Non tutti i Veneziani di allora erano raffinati e grandi pensatori … Si viveva anche di consuetudini, di scaramanzia, e di suggestioni più o meno tramandate in famiglia, o suggerite da chi “proveniva da fuori della Laguna … da Oltremare, o dal Contado fuori del Dominio Veneto ... o da chi più semplicemente ne sapeva di più.”

Il ragazzetto del Giglio queste cose aveva imparate benissimo, e si prestava quindi di volta in volta a soddisfare le esigenze e le richieste delle sue Cortigiane Veneziane, che si recavano da lui da altre Contrade di Venezia: da San Vio oltre il Canal Grande, ad esempio, ma anche dalla vicina San Vidal, da San Moisè, San Zuliàne San Marco ... C’era: la Minia “ricamadora”, ad esempio … e poi c’era Donna Giulia, figlia di Ludovico: un carrettiere da Verona, che abitava a Venezia in Contrada di San Maurizio. Donna Giulia era finita a vivere nella Casa del Soccorso a Sant’Annadi Castello non lontano da San Pietro di Castello: la Contrada del Vescovo … Tutte quelle donne indubitabilmente credevano all’efficacia di quegli Oli Sancti“che facevano voler bene”… Anche Lauretta e Pierina: due sorelle che stavano “alle Pietre Bianche” di San Vio si servivano degli Olii del Zaghetto del Giglio.

I servizi del ragazzino comprendevano all’occorrenza anche “acqua e cere benedette da un bagatin l’una”  e c’era anche una certa Madonna Isabetta di Bernardin Turatto, una chiacchieratissima amante che s’era accasata a convivere col Mercante Greco: Antonio Bono, che ricorreva al Zaghetto … e c’era pure Maria figlia di Pietro De Grigis moglie di Geronimo Vidua: gelosissima del suo uomo per il quale era dispostissima a provar di tutto pur di garantirsene l’affetto.

Tutto corroborava e poteva aiutare a vivere meglio insomma … A Venezia si era meno soli “se accompagnati dalla protezione invisibile ma efficace del Cielo” ... magari associata allo scongiuro delle Tre Stelle in fila, o a quello della Stella Papale, oppure a quello “dell’Anzolo Santo o di Santa Lena” ... Ce n’era un po’ per tutti i gusti e preferenze.

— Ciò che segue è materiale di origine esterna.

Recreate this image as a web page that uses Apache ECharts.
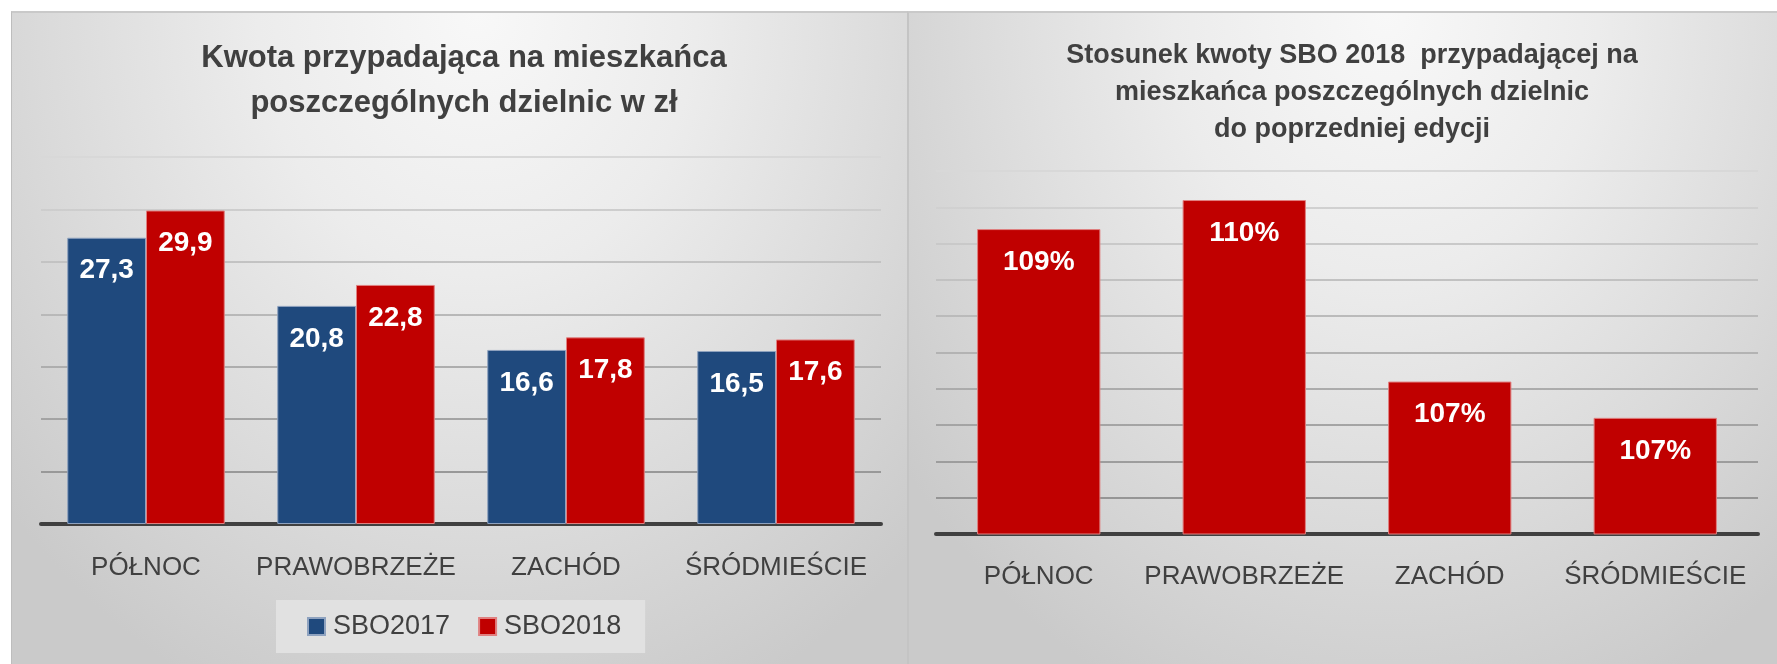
<!DOCTYPE html>
<html>
<head>
<meta charset="utf-8">
<script src="https://cdn.jsdelivr.net/npm/echarts@6/dist/echarts.min.js"></script>
<style>
  html, body { margin: 0; padding: 0; background: #ffffff; }
  #wrap { position: relative; width: 1777px; height: 664px; overflow: hidden; }
  .panel { position: absolute; top: 11px; height: 653px; box-sizing: border-box; border-top: 2px solid #c9c9c9; }
  #p1 { left: 11px; width: 896px; border-left: 1px solid #bdbdbd;
        background: radial-gradient(ellipse 70% 115% at 52% 0%, #f8f8f8 0%, #ececec 35%, #dadada 70%, #cacaca 100%); }
  #p2 { left: 907px; width: 870px; border-left: 2px solid #c4c4c4;
        background: radial-gradient(ellipse 70% 115% at 55% 0%, #f8f8f8 0%, #ececec 35%, #dadada 70%, #cacaca 100%); }
  #chart { position: absolute; left: 0; top: 0; width: 1777px; height: 664px; }
</style>
</head>
<body>
<div id="wrap">
  <div class="panel" id="p1"></div>
  <div class="panel" id="p2"></div>
  <div id="chart"></div>
</div>
<script>
// ---- data ----
const categories = ['PÓŁNOC', 'PRAWOBRZEŻE', 'ZACHÓD', 'ŚRÓDMIEŚCIE'];
const sbo2017 = [27.3, 20.8, 16.6, 16.5];
const sbo2018 = [29.9, 22.8, 17.8, 17.6];
const ratioPct = [109.2, 109.6, 107.1, 106.6];
const seriesNames = ['SBO2017', 'SBO2018'];
const title1 = 'Kwota przypadająca na mieszkańca\nposzczególnych dzielnic w zł';
const title2 = 'Stosunek kwoty SBO 2018  przypadającej na\nmieszkańca poszczególnych dzielnic\ndo poprzedniej edycji';

const FONT = "'Liberation Sans', Arial, sans-serif";
const BLUE = '#1f497d';
const RED = '#c00000';
const TXT = '#404040';

function gridGrad(y0, y1) {
  return {
    type: 'linear', x: 0, y: y0, x2: 0, y2: y1, global: true,
    colorStops: [{ offset: 0, color: '#d8d8d8' }, { offset: 1, color: '#8e8e8e' }]
  };
}

const chart = echarts.init(document.getElementById('chart'), null, { renderer: 'canvas' });

const labelCommon = {
  show: true, position: 'insideTop', distance: 19,
  color: '#ffffff', fontFamily: FONT, fontWeight: 'bold', fontSize: 28
};

chart.setOption({
  backgroundColor: 'transparent',
  animation: false,
  title: [
    { text: title1, left: 459, top: 31, textAlign: 'center',
      textStyle: { fontFamily: FONT, fontWeight: 'bold', fontSize: 31, lineHeight: 45, color: TXT } },
    { text: title2, left: 1347, top: 32, textAlign: 'center',
      textStyle: { fontFamily: FONT, fontWeight: 'bold', fontSize: 27, lineHeight: 37, color: TXT } }
  ],
  legend: {
    data: seriesNames,
    left: 276, top: 600,
    padding: [13, 24, 13, 31],
    backgroundColor: '#e1e1e1',
    itemWidth: 17, itemHeight: 17, itemGap: 28,
    icon: 'rect',
    textStyle: { fontFamily: FONT, fontSize: 27, color: TXT, padding: [0, 0, 0, 3] }
  },
  grid: [
    { left: 41, right: 896, top: 157, bottom: 140 },
    { left: 936, right: 19, top: 171, bottom: 130 }
  ],
  xAxis: [
    { type: 'category', gridIndex: 0, data: categories,
      axisLine: { lineStyle: { color: '#404040', width: 4 } },
      axisTick: { show: false },
      axisLabel: { interval: 0, fontFamily: FONT, fontSize: 26, color: TXT, margin: 31 } },
    { type: 'category', gridIndex: 1, data: categories,
      axisLine: { lineStyle: { color: '#404040', width: 4 } },
      axisTick: { show: false },
      axisLabel: { interval: 0, fontFamily: FONT, fontSize: 26, color: TXT, margin: 30 } }
  ],
  yAxis: [
    { type: 'value', gridIndex: 0, min: 0, max: 35, interval: 5,
      axisLabel: { show: false }, axisLine: { show: false }, axisTick: { show: false },
      splitLine: { lineStyle: { color: gridGrad(157, 524), width: 2 } } },
    { type: 'value', gridIndex: 1, min: 105, max: 110, interval: 0.5,
      axisLabel: { show: false }, axisLine: { show: false }, axisTick: { show: false },
      splitLine: { lineStyle: { color: gridGrad(171, 534), width: 2 } } }
  ],
  series: [
    { name: seriesNames[0], type: 'bar', xAxisIndex: 0, yAxisIndex: 0, data: sbo2017,
      barGap: '0%', barCategoryGap: '25%',
      itemStyle: { color: BLUE, borderColor: '#8ea2bf', borderWidth: 1 },
      label: Object.assign({}, labelCommon, { formatter: p => p.value.toFixed(1).replace('.', ',') }) },
    { name: seriesNames[1], type: 'bar', xAxisIndex: 0, yAxisIndex: 0, data: sbo2018,
      barGap: '0%', barCategoryGap: '25%',
      itemStyle: { color: RED, borderColor: '#e08080', borderWidth: 1 },
      label: Object.assign({}, labelCommon, { formatter: p => p.value.toFixed(1).replace('.', ',') }) },
    { name: 'Stosunek', type: 'bar', xAxisIndex: 1, yAxisIndex: 1, data: ratioPct,
      barCategoryGap: '40%',
      itemStyle: { color: RED, borderColor: '#e08080', borderWidth: 1 },
      label: Object.assign({}, labelCommon, { formatter: p => Math.round(p.value) + '%' }) }
  ]
});
</script>
</body>
</html>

Gli Oli Sacri da spalmare sul corpo significavano proprio questo: risolvere tanti problemi … con modica spesa alla fine.

Come andò a finire tutto quel mercanteggiare denunciato puntualmente all’Inquisizione ?

Bah ! … Stavolta non se ne fece niente … Era troppo radicata nell’animo e nelle abitudine delle persone quella cosa: non se ne poteva andar fuori facilmente.

Al ragazzino ? … Non gli si fece nulla … Forse una tiratina d’orecchi ?

E alle Cortigiane  ? … Si sa: quelle avevano qualcosa di ormai insanabile e guastato dentro … Non c’era verso di cambiarle … Che almeno si evitassero gli eccessi, i commerci, e i plateali abusi sulle“cose sacre”.

“Ma perché non stanno mai un po’quieti questi Veneziani e Veneziane ? … Sono sempre qua a tramestàr, ordìr, fufugnàr e imbastir storie, affanni e mille intrighi e strighessi … Basta un poco ! … No ve pàr ? … Anche i trafeghi in Ogi Santi ghe mancava !”

“Ghe pensarà Dio che vede e sa a risolver in coda ad ogni cosa.” commentò il Giudice più anziano … e si chiuse così la seduta del Tribunale di quel giorno.